June 3, 2011 |
In a recent clinical trial, non–HIV-infected individuals who used the antiretroviral drug Truvada on a daily basis cut their risk of becoming infected with HIV by 44 percent.
While the findings are reason for great optimism, researchers say it is now important to understand the factors that could influence the public’s willingness to use the drug in this way, known as pre-exposure prophylaxis, or PrEP.
Scientists, health authorities and policymakers are currently debating the pros and cons of PrEP in the U.S. and around the world. One significant issue is these medications’ high cost, which often makes them inaccessible to those already infected, let alone those who wish to use them as a prevention tool. Another major question: What would potential users of PrEP expect from such a pill if it were to be made widely accessible?
In a study published recently in the International Journal of STD & AIDS, a team of researchers from UCLA and Lima, Peru, offers a starting point for assessing the public’s willingness to consider PrEP.
The researchers used consumer marketing techniques to gauge acceptance of the therapy among high-risk groups in Lima. They found that study participants were generally supportive of PrEP but that out-of-pocket costs had the greatest impact — even more than the drug’s effectiveness — on their willingness to use it.
Participants also reported that they would expect the pill to be 100 percent effective and to be taken only prior to having sex. These responses are particularly important, given that the actual PrEP study data was based on a pill that needed to be taken daily regardless of sexual activity and whose efficacy was much lower than 100 percent. This indicates that consumers may be overly optimistic about PrEP, the researchers said.
“Just a few months ago, we learned that PrEP can prevent HIV infection, but it has not been deployed on a large scale yet and is a topic of debate in the HIV-prevention research community,” said Jerome Galea, Latin America regional director for the UCLA Program in Global Health and one of the study’s co-investigators. “Our study is important to the public because it used two separate methods — focus groups and ‘conjoint analysis’ — to examine the acceptability of this approach among potential users and considered an array of characteristics that could influence the actual real-world applicability of its use.”
The use of conjoint analysis was unique in this instance; the technique is generally used to assess consumers’ purchasing choices by asking them to choose between products that are slightly different but do the same thing.

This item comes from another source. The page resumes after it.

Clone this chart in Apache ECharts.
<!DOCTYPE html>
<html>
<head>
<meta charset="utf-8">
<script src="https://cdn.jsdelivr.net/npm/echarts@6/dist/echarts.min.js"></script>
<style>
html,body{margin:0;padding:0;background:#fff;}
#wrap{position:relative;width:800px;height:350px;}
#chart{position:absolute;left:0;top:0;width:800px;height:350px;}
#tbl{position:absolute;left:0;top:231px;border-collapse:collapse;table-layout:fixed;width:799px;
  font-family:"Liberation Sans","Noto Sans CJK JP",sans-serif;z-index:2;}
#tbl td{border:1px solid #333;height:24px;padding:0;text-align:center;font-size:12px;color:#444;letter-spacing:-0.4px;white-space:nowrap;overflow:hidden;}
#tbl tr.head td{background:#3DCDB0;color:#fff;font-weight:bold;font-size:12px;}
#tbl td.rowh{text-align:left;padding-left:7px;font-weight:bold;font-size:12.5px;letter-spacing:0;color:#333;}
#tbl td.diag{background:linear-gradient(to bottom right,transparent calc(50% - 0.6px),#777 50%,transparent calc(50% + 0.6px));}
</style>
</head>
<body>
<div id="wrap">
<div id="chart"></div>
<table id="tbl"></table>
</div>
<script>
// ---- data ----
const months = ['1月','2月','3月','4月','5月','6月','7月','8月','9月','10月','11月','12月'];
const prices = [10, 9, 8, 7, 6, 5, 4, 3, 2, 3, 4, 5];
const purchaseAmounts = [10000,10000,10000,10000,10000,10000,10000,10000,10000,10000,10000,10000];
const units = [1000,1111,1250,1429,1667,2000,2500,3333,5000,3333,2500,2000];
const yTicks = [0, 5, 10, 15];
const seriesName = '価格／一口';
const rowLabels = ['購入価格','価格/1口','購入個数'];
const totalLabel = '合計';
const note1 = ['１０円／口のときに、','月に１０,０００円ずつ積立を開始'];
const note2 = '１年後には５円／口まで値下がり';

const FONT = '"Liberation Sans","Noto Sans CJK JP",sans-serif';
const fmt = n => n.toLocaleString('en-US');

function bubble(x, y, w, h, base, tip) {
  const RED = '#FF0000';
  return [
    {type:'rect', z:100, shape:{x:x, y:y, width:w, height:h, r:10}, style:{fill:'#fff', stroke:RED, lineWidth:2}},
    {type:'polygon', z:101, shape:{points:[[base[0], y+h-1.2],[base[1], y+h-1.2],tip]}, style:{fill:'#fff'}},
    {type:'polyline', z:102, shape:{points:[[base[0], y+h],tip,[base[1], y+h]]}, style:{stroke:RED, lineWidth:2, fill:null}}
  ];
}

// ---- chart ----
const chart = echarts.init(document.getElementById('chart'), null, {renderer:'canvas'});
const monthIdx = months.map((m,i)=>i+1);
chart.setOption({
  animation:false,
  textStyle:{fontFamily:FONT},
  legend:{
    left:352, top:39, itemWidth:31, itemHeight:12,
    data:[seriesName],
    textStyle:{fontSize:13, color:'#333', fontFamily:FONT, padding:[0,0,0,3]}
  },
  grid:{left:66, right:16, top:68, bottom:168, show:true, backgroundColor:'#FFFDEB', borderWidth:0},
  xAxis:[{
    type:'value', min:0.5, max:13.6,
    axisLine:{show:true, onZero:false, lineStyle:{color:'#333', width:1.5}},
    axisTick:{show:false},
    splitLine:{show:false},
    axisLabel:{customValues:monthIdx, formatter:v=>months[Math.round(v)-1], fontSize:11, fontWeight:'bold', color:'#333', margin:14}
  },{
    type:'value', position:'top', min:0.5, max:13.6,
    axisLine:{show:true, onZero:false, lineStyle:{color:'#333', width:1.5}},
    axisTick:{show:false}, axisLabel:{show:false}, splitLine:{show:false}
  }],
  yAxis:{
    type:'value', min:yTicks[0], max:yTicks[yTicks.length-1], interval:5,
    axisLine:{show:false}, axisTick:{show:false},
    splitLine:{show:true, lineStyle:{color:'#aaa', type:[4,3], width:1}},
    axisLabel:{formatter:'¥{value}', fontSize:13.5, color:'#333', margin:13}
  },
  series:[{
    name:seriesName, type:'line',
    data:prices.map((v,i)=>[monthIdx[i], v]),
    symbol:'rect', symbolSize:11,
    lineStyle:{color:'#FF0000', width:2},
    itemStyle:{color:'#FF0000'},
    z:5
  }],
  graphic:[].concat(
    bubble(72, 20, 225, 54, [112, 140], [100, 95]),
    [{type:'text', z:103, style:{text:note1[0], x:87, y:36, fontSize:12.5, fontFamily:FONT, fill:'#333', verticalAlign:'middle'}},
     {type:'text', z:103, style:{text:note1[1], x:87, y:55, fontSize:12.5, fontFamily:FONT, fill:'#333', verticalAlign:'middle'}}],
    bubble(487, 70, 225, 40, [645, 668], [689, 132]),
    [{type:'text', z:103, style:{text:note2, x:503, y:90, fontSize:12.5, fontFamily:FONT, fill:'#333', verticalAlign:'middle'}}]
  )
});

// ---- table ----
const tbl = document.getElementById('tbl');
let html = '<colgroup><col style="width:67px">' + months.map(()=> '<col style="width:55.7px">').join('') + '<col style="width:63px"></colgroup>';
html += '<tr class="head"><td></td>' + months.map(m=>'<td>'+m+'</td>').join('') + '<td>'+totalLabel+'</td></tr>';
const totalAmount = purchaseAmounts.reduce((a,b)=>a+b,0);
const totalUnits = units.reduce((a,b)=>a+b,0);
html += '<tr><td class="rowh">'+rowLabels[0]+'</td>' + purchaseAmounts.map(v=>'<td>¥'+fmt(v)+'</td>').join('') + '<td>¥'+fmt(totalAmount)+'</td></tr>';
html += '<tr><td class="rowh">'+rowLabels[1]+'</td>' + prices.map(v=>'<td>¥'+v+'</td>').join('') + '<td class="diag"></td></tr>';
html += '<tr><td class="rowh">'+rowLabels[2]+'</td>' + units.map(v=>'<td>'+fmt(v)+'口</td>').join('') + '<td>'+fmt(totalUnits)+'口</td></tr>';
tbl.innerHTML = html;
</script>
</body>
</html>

“This is the first study of its kind to apply this specific market research technique to understand what the ‘consumers’ of PrEP valued most about this method of prevention,” Galea said.
For the study, the researchers divided 45 participants — including female sex workers, male-to-female transgendered persons and men who have sex with men (MSM) — into seven groups of four to eight individuals, with each participating in both the focus groups and the conjoint analysis exercise.
In the focus groups, participants discussed social issues associated with PrEP, including their knowledge and understanding of it and their peers’ attitudes toward it. It was in these groups that participants expressed their wish for 100 percent effectiveness. The conversations were recorded, transcribed and analyzed for emergent themes.
In the conjoint analysis portion of the study, participants were asked to rate hypothetical scenarios, allowing the researchers to measure seven PrEP attributes, with two choices for each of those attributes. The scenarios were:
- Monthly out-of-pocket costs ($10 vs. $250)
- Efficacy (75 percent vs. 95 percent)
- Side effects (none vs. nausea and dizziness)
- Duration of use (one year vs. 10 years)
- Dosing frequency (before sex vs. every day)
- Dispensing venue (general clinic vs. HIV clinic)
- Person dispensing the pill (pharmacist vs. doctor or nurse)
Participants were asked to rate the choices in these scenarios on a five-point scale ranging from “definitely would accept” to “definitely would not accept.” The researchers then converted their responses to a 100-point scale.
The conjoint analysis revealed that a low out-of-pocket cost was the most important factor to the participants.
“While we expected cost to be an important factor, we were surprised that it was more important than the ability of the product to actually prevent HIV infection,” Galea said.
In the conjoint analysis exercise, the preferred scenario was a pill that cost $10 per month; had 95 percent efficacy; had no side effects; would be administered for 10 years; could be taken just before having sex; and would be dispensed by a doctor or nurse at an HIV clinic.
The focus groups’ data supported the importance of low cost but also revealed concerns over sexual risk disinhibition, the potential stigma associated with PrEP use and mistrust of health care professionals.
Study limitations include the possibility that some subjects may have participated more than others and their views may have been overrepresented as a result; the sample size and researchers’ choice of participants may not make these findings applicable to other groups; and the scenarios chosen may not reflect all possible characteristics.
This research, Galea said, should be extended to other at-risk populations in different settings.
“We cannot generalize our findings to all persons at risk for HIV, in Peru or elsewhere,” he said. “But we do propose it as a model for future exploration of the topic, now that oral PrEP has been shown to work but has not yet been scaled up for widespread use.”